The artist will be giving a talk, following on from a screening of his film on the evening of Friday September 2 as part of a weekend of arts events at Timespan.

2011 Aberdeen Art Fair
Music Hall
Union Street, Aberdeen, AB10 1QS

Stornaway-born Seonaid Clarke has used Harris Tweed as the canvas for her Hebridean inspired landscapes, which were launched at the Aberdeen Art Fair with Insch-based Country Frames Gallery

As one art fair closes, so another opens its doors for business proving that there is still an appetite for buying original artwork which isn’t contemporary beyond belief.

Glasgow Art Fair was one of the highlights of the Scottish art calendar for many galleries, buyers and interested bystanders, but organisers decided to call it quits this year, leaving the Edinburgh Art Fair as the sole art fair in Scotland.

Now GM Events has decided to launch the Aberdeen Art Fair in the hope that it will become an annual fixture, bringing the work of artists and makers - both known and unknown, to an eager public in a relaxed setting.
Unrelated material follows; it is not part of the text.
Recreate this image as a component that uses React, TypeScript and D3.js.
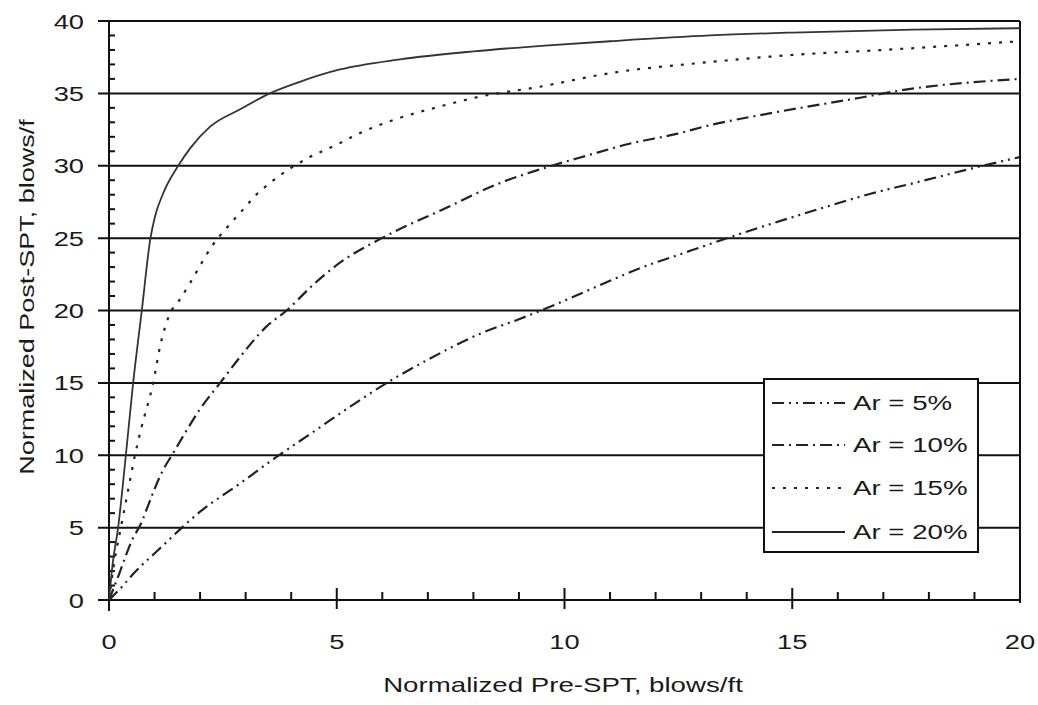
import React from "react";
import * as d3 from "d3";

// ---- data ----
const xTicks = [0, 5, 10, 15, 20];
const yTicks = [0, 5, 10, 15, 20, 25, 30, 35, 40];
const xTitle = "Normalized Pre-SPT, blows/ft";
const yTitle = "Normalized Post-SPT, blows/f";

const seriesNames = ["Ar = 5%", "Ar = 10%", "Ar = 15%", "Ar = 20%"];

const x5 = [0, 0.28, 0.5, 1.08, 2.0, 2.88, 3.64, 4.34, 5.22, 6.1, 7.0, 8.15, 9.0, 9.64, 10.67, 11.72, 12.46, 13.67, 15.68, 16.7, 17.73, 19.05, 20];
const y5 = [0, 0.9, 1.7, 3.45, 6.1, 8.06, 9.8, 11.3, 13.2, 15.0, 16.6, 18.4, 19.4, 20.2, 21.6, 23.0, 23.8, 25.1, 27.1, 28.05, 28.85, 29.9, 30.6];

const x10 = [0, 0.24, 0.35, 0.5, 0.72, 0.83, 1.19, 1.38, 1.7, 2.0, 2.44, 2.88, 3.46, 3.9, 4.49, 5.07, 5.99, 7.41, 8.5, 9.72, 10.49, 11.4, 12.46, 13.19, 14.47, 16.49, 17.37, 20];
const y10 = [0, 1.95, 2.9, 4.1, 5.4, 6.3, 9.0, 10, 11.7, 13.2, 15, 16.8, 18.9, 20, 21.8, 23.3, 25, 27.1, 28.7, 30, 30.7, 31.5, 32.2, 32.8, 33.6, 34.7, 35.2, 36.0];

const x15 = [0, 0.1, 0.26, 0.42, 0.57, 0.72, 0.97, 1.12, 1.34, 1.52, 1.78, 2.0, 2.25, 2.58, 2.95, 3.2, 3.53, 3.97, 4.41, 5.03, 5.47, 6.28, 7.27, 8.03, 9.53, 11.0, 12.97, 14.99, 17.0, 20];
const y15 = [0, 2.3, 5, 7.6, 10, 12, 15, 17.5, 19.8, 20.6, 21.9, 23.1, 24.4, 25.7, 27.0, 27.9, 28.8, 29.8, 30.6, 31.5, 32.2, 33.2, 34.1, 34.7, 35.5, 36.4, 37.1, 37.65, 38.0, 38.6];

const x20 = [0, 0.08, 0.2, 0.37, 0.53, 0.72, 0.91, 1.01, 1.19, 1.52, 1.78, 2.22, 2.88, 3.53, 4.19, 5.07, 6.39, 8.0, 9.57, 11.0, 13.2, 15.0, 17.65, 20];
const y20 = [0, 2.5, 5, 10, 15, 20, 25, 26.5, 28.1, 30, 31.2, 32.7, 33.9, 35, 35.8, 36.65, 37.35, 37.9, 38.3, 38.6, 39.0, 39.2, 39.4, 39.5];

const seriesX = [x5, x10, x15, x20];
const seriesY = [y5, y10, y15, y20];

// ---- styles ----
const W = 1038;
const H = 705;
const dashes = ["12,5,2,5,2,5", "12,5,2,5", "3,8", ""];
const FONT = "'Liberation Sans', Arial, Helvetica, sans-serif";
const TXT = "#1a1a1a";
const SX = 1.3; // horizontal text stretch seen in the reference
const SXT = 1.35;

export default function App() {
  const x = d3.scaleLinear().domain([0, 20]).range([109, 1020]);
  const y = d3.scaleLinear().domain([0, 40]).range([600, 21]);

  const minorX = d3.range(0, 21).filter((v) => v % 5 !== 0);
  const minorY = d3.range(0, 41).filter((v) => v % 5 !== 0);

  const lineGen = d3
    .line<[number, number]>()
    .x((d) => x(d[0]))
    .y((d) => y(d[1]))
    .curve(d3.curveMonotoneX);

  const [x0, x1] = x.range();
  const [yb, yt] = y.range();

  const legX = 764, legY = 379, legW = 214, legH = 173;
  const legRows = [403, 445, 488, 532];

  return (
    <svg
      width={W}
      height={H}
      style={{ position: "absolute", left: 0, top: 0, background: "#fff" }}
      fontFamily={FONT}
    >
      <rect x={0} y={0} width={W} height={H} fill="#fff" />
      <defs>
        <clipPath id="plotClip">
          <rect x={x0} y={yt - 2} width={x1 - x0} height={yb - yt + 2} />
        </clipPath>
      </defs>

      {/* horizontal gridlines, extending left as outer ticks */}
      {yTicks.map((v) => (
        <line key={"g" + v} x1={98} x2={x1} y1={y(v)} y2={y(v)} stroke="#111" strokeWidth={2} />
      ))}

      {/* left axis and right border */}
      <line x1={x0} x2={x0} y1={yt} y2={611} stroke="#111" strokeWidth={2} />
      <line x1={x1} x2={x1} y1={yt} y2={603} stroke="#111" strokeWidth={2} />

      {/* y minor ticks (inside) */}
      {minorY.map((v) => (
        <line key={"my" + v} x1={x0} x2={x0 + 6} y1={y(v)} y2={y(v)} stroke="#111" strokeWidth={2} />
      ))}
      {/* x minor ticks (inside) */}
      {minorX.map((v) => (
        <line key={"mx" + v} x1={x(v)} x2={x(v)} y1={yb} y2={yb - 8} stroke="#111" strokeWidth={2} />
      ))}
      {/* x major ticks (crossing) */}
      {xTicks.filter((v) => v > 0 && v < 20).map((v) => (
        <line key={"Mx" + v} x1={x(v)} x2={x(v)} y1={yb - 12} y2={yb + 9} stroke="#111" strokeWidth={2} />
      ))}

      {/* curves */}
      <g clipPath="url(#plotClip)">
        {seriesX.map((xs, i) => (
          <path
            key={"s" + i}
            d={lineGen(xs.map((xv, j) => [xv, seriesY[i][j]] as [number, number])) || ""}
            fill="none"
            stroke={i === 3 ? "#333" : "#222"}
            strokeWidth={i === 3 ? 1.8 : 2.2}
            strokeDasharray={dashes[i] || undefined}
          />
        ))}
      </g>

      {/* y tick labels */}
      {yTicks.map((v) => (
        <g key={"yl" + v} transform={`translate(84,${y(v) + 7.5}) scale(${SX},1)`}>
          <text textAnchor="end" fontSize={21} fill={TXT}>
            {v}
          </text>
        </g>
      ))}
      {/* x tick labels */}
      {xTicks.map((v) => (
        <g key={"xl" + v} transform={`translate(${x(v)},649) scale(${SX},1)`}>
          <text textAnchor="middle" fontSize={21} fill={TXT}>
            {v}
          </text>
        </g>
      ))}

      {/* axis titles */}
      <g transform={`translate(563,692) scale(${SXT},1)`}>
        <text textAnchor="middle" fontSize={20.5} fill={TXT}>
          {xTitle}
        </text>
      </g>
      <g transform={`translate(34,297) rotate(-90) scale(${SXT},1)`}>
        <text textAnchor="middle" fontSize={20} fill={TXT}>
          {yTitle}
        </text>
      </g>

      {/* legend */}
      <rect x={legX} y={legY} width={legW} height={legH} fill="#fff" stroke="#111" strokeWidth={2} />
      {seriesNames.map((name, i) => (
        <g key={"lg" + i}>
          <line
            x1={772}
            x2={845}
            y1={legRows[i]}
            y2={legRows[i]}
            stroke="#222"
            strokeWidth={2}
            strokeDasharray={dashes[i] || undefined}
          />
          <g transform={`translate(853,${legRows[i] + 7}) scale(${SXT},1)`}>
            <text fontSize={20.5} fill={TXT}>
              {name}
            </text>
          </g>
        </g>
      ))}
    </svg>
  );
}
Sponsored by oil giant TAQA, the fair will take place at the centrally-located Music Hall in the centre of the Granite City.
Organiser Gerry Muldoon of GM Events said: “This is a first for Aberdeen and with works on view ranging from around £50 to upwards of £10,000, there will certainly be something for everyone.”

There will be around 30 exhibitors, ranging from galleries to individual artists and associations.
Included in the mix are a couple of northern European galleries, Ostwest-galerie, Regensburg, Germany and Håvard Hølland Gallery, Stavanger, Norway, as well as several north east favourites, including Gallery Heinzel, Peacock Visual Arts, Aberdeen Artists Society and the Lost Gallery. 
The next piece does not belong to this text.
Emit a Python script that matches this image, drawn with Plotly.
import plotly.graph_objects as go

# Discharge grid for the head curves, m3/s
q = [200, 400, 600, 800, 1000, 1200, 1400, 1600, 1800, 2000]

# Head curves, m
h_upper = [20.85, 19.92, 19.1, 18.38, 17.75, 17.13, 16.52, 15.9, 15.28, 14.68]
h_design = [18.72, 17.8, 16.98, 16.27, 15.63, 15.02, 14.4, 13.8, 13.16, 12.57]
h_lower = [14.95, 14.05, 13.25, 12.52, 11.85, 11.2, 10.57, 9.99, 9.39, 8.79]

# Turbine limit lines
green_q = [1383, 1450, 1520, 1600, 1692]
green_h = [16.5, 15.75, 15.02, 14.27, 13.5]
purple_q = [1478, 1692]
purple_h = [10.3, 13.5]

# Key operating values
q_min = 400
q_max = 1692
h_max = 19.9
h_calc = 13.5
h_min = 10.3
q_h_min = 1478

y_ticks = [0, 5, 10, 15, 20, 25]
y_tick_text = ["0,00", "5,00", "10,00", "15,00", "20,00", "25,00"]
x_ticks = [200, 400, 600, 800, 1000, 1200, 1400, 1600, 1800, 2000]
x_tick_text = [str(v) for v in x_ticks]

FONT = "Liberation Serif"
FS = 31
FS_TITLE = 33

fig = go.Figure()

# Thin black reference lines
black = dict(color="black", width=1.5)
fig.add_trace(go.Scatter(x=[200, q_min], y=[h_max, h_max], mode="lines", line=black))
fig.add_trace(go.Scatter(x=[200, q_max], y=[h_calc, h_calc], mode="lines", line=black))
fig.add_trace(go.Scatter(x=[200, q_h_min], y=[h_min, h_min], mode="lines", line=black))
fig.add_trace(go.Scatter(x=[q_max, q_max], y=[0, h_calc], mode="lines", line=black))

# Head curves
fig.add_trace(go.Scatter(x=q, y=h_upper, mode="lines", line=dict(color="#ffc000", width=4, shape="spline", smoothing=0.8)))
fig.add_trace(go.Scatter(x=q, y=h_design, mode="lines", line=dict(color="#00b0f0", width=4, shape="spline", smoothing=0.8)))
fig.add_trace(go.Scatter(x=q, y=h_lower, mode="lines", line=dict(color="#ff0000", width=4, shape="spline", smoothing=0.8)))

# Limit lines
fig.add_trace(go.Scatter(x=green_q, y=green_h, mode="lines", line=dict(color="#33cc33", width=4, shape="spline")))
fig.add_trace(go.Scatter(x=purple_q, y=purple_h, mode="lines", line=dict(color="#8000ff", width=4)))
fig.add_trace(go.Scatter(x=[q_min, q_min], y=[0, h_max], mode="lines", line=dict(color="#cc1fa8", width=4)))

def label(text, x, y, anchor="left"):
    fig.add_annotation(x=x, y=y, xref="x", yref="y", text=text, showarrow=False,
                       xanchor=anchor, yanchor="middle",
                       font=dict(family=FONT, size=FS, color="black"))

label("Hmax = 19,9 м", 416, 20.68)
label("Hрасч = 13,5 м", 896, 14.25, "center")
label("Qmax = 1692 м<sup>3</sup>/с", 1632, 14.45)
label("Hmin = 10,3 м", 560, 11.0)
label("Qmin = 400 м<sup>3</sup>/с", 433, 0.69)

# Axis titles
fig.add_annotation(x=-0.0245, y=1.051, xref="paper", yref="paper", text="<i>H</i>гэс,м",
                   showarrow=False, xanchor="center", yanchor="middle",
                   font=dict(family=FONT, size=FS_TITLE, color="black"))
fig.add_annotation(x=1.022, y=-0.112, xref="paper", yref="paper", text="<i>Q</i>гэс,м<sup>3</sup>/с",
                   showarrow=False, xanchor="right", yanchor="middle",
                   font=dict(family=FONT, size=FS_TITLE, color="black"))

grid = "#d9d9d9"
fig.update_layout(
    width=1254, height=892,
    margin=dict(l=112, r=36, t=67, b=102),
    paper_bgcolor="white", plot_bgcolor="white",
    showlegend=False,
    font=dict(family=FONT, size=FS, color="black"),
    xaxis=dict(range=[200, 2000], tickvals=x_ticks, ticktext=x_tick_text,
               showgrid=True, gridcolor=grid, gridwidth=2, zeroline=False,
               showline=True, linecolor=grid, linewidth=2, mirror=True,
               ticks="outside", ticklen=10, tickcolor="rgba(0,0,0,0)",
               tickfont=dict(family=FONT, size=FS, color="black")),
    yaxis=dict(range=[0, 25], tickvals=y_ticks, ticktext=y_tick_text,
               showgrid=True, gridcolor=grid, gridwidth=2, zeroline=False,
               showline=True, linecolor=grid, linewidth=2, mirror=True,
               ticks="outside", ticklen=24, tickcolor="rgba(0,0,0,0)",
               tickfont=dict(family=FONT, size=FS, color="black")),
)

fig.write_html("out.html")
Individual artists flying their own flag include Aberdeen-based Joyce W Cairns RSA and Edinburgh artist Trevor Jones.
There are also some well known galleries from airts and pairts of Scotland, such as Glasgow-based galleries, Roger Billcliffe and the Annan Gallery, The Leith Gallery, Edinburgh and the Tighnabruaich Gallery from Argyll.

The Scottish Furniture Makers Association will also be flying the flag for some of our fine craftsmen and women.
Creative Scotland’s Own Art will be on hand to help lighten the load if you decide to make an investment. 

Don Quixote’s Dance 
The Doubtfire Gallery
1-3 South East Circus Place, Edinburgh, EH3 6TJ
0131 225 6540
Until August 28

Edinburgh is awash with little arty gems which are worth rooting out at this time of year. One newcomer to the scene is the Doubtfire Gallery in the New Town and if you are looking for a Quixotic Edinburgh Fringe experience, this is definitely the place to be.

This gallery is named after a famous former occupant of the property, Madame Doubtfire, who ran a second-hand clothes shop there until the late 1970s.

Madame Doubtfire's dingy bric-a-brac shop, was full of her cats and also jam-packed to the gunnels with jewellery and old furs.
The sight of the old lady sitting outside the shop smoking a clay pipe inspired author and former Stockbridge resident Anne Fine to borrow the name and aspects of her character for her 1987 novel,   Madame Doubtfire, subsequently adapted into a hugely successful film starring Robin Williams.
For the last 20 years, the property has been the offices of design agency, Frame Creative, and now director David Frame has realised a long-held ambition to open a gallery side-by-side with the agency premises following an extensive refurbishment

This handsome-looking gallery space has now held several exhibitions, including most recently, a show of work by Helen Tabor.
For festival time, it is hosting Don Quixote’s Dance, a suite of 44 pen and wash drawings by UK-based Canadian artist Theo Matoff, from his book of the same name.

Freely drawn with a Japanese bamboo pen and accompanied by stanzas in Spanish and English, Matoff’s work is a graphic and dynamic tribute to the universal values and ideas embodied in the story of the deluded windmill-battling knight, Don Quixote, and his faithful servant Sancho Panza.

Matoff produced Don Quixote’s Dance to celebrate the 400th anniversary of the first publication of Cervantes’ classic tale.

He said: “In order to celebrate a ‘dance of life’ it seemed to me necessary to transform his battle weaponry into bamboo pen and ink, and apply these to paper with an energy which parallels the emotion contained in the narrative of his adventures.”